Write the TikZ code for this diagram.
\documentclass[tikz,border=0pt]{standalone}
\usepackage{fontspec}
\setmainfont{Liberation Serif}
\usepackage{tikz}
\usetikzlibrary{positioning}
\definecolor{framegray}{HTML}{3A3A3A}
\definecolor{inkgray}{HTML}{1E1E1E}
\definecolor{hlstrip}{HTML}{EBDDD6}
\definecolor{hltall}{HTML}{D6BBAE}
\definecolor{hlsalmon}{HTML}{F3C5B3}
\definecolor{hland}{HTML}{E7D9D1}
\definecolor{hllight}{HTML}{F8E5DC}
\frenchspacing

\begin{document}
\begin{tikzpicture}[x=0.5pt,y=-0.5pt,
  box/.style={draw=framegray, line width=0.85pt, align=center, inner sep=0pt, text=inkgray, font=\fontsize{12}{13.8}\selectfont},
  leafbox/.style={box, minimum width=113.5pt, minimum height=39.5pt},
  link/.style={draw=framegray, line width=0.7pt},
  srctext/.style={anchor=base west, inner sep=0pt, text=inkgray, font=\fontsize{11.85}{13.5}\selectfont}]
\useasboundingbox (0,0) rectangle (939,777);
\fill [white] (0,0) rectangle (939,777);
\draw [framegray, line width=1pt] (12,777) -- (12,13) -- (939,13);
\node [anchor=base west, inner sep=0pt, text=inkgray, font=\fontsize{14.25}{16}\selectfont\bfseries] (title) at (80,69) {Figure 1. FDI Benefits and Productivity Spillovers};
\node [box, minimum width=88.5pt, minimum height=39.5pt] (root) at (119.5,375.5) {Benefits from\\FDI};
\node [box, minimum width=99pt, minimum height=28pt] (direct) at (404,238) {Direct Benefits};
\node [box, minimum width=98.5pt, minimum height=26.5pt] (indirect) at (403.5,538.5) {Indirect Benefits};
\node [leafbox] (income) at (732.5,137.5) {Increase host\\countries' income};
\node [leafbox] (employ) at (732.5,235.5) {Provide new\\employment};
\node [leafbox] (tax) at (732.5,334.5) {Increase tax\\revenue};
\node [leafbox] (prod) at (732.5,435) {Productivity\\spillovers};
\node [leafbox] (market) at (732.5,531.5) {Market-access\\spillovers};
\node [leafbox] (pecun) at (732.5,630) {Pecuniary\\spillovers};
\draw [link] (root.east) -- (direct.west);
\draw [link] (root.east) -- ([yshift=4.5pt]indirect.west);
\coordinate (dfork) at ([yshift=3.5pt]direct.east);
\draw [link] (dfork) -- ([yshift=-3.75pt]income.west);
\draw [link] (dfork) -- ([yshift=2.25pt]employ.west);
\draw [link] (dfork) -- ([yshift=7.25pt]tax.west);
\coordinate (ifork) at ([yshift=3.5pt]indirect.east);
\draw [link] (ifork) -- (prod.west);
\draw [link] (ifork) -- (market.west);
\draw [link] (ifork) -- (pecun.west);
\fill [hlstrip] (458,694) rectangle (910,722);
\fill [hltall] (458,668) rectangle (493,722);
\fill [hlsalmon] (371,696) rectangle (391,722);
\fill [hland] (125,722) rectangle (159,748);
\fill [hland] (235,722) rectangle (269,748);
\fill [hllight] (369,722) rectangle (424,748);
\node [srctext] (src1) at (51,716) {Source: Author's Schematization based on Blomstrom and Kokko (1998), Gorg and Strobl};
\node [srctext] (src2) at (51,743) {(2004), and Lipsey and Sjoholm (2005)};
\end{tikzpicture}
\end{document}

● ● ● ●

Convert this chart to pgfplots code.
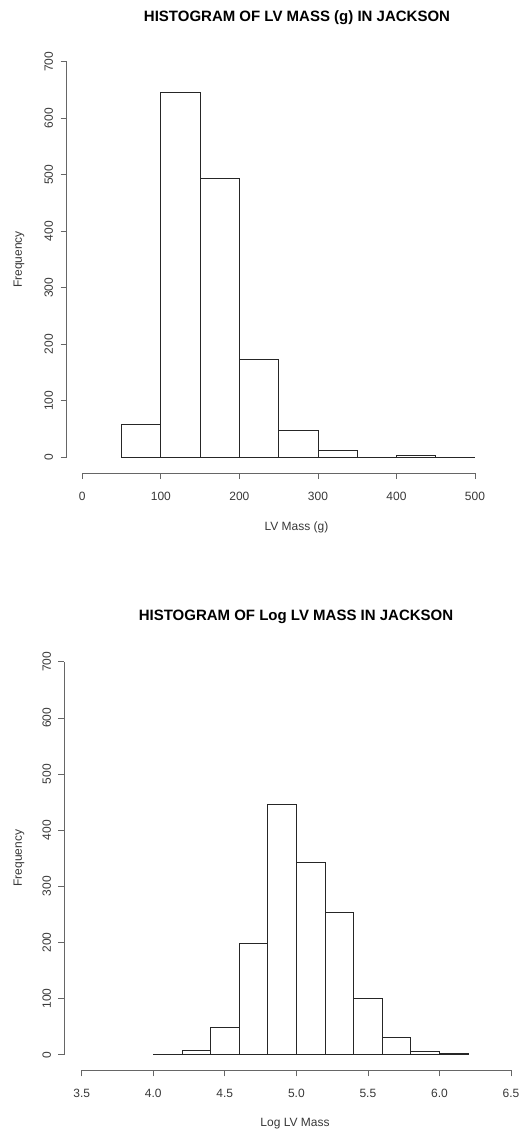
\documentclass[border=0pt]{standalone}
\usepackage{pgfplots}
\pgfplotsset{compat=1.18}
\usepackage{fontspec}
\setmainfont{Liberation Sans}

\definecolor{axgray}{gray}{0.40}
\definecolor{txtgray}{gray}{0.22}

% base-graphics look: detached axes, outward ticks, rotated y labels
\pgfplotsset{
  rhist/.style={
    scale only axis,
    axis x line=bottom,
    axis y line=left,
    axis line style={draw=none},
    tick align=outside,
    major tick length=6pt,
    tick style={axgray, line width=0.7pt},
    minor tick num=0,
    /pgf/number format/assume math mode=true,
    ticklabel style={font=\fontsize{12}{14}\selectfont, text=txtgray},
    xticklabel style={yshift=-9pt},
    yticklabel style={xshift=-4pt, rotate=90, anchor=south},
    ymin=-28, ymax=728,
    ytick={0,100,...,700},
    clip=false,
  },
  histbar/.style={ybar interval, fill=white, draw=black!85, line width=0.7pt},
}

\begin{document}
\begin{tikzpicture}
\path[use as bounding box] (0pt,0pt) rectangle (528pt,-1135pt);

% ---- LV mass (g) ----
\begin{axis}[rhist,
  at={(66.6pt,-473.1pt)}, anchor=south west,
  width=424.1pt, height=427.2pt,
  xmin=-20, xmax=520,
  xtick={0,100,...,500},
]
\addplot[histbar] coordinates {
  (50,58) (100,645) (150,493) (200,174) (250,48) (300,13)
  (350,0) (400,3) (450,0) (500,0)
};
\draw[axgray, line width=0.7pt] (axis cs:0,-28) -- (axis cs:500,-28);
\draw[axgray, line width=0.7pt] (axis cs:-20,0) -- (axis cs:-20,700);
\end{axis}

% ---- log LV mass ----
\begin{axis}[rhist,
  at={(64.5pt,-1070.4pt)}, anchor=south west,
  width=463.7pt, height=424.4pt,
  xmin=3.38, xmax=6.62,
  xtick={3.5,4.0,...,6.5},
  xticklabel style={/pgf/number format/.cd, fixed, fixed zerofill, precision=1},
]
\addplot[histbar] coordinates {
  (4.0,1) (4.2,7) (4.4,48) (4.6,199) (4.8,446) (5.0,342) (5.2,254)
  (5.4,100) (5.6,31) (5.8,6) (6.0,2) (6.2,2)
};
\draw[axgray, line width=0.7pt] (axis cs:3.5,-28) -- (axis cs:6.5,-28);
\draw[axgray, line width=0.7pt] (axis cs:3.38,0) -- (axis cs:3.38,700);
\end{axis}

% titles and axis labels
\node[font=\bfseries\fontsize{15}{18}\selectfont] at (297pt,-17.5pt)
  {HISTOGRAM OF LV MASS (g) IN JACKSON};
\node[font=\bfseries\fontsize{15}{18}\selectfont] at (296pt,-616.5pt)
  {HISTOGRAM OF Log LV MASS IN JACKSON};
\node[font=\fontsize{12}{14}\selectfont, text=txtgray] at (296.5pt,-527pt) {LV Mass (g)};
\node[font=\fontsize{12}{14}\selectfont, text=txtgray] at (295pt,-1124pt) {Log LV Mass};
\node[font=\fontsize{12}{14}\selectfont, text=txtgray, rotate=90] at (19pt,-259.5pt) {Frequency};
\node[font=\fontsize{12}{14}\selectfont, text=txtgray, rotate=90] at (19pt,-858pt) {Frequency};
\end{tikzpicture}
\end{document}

● ● ● ●

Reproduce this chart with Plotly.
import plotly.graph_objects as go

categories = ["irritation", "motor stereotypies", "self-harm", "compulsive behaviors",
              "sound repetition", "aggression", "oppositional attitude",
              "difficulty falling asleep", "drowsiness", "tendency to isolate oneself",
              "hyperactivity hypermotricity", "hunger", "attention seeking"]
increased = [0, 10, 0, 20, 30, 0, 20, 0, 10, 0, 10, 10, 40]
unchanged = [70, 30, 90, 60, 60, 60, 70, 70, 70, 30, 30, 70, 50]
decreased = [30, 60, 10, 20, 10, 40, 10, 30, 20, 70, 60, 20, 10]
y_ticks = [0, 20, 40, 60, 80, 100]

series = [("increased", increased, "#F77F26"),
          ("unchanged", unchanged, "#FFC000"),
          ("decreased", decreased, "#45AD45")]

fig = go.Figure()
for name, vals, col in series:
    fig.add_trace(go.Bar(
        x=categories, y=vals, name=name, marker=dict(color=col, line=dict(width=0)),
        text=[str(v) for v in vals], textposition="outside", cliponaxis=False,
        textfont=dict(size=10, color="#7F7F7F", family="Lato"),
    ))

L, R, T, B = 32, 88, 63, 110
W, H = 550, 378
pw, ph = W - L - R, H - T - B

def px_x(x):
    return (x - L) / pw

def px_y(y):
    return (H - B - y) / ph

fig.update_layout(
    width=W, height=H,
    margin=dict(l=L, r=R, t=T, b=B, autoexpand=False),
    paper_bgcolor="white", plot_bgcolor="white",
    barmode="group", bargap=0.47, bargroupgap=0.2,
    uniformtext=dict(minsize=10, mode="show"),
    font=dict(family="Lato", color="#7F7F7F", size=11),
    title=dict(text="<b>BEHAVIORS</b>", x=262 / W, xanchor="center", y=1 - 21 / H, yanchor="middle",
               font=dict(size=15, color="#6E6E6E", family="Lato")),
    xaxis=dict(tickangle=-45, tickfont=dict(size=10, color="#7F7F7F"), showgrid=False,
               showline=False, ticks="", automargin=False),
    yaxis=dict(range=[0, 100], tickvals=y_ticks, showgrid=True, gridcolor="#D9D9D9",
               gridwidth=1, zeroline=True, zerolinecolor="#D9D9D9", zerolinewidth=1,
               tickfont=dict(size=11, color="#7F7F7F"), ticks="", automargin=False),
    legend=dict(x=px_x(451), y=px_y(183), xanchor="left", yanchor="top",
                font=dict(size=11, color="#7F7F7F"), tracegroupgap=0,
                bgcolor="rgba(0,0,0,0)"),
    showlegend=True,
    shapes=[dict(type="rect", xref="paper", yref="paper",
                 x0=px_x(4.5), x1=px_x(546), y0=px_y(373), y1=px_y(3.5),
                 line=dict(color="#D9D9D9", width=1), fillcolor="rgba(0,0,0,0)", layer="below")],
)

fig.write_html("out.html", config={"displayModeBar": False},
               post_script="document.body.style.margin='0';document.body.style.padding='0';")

● ● ● ●

_Task brief_: Every line from the one containing "Reproduce this chart with Plotly." through the one containing "import plotly.graph_objects as go" is to be given again exactly, both ends included, and no line outside that range.

_Correct answer_:
Reproduce this chart with Plotly.
import plotly.graph_objects as go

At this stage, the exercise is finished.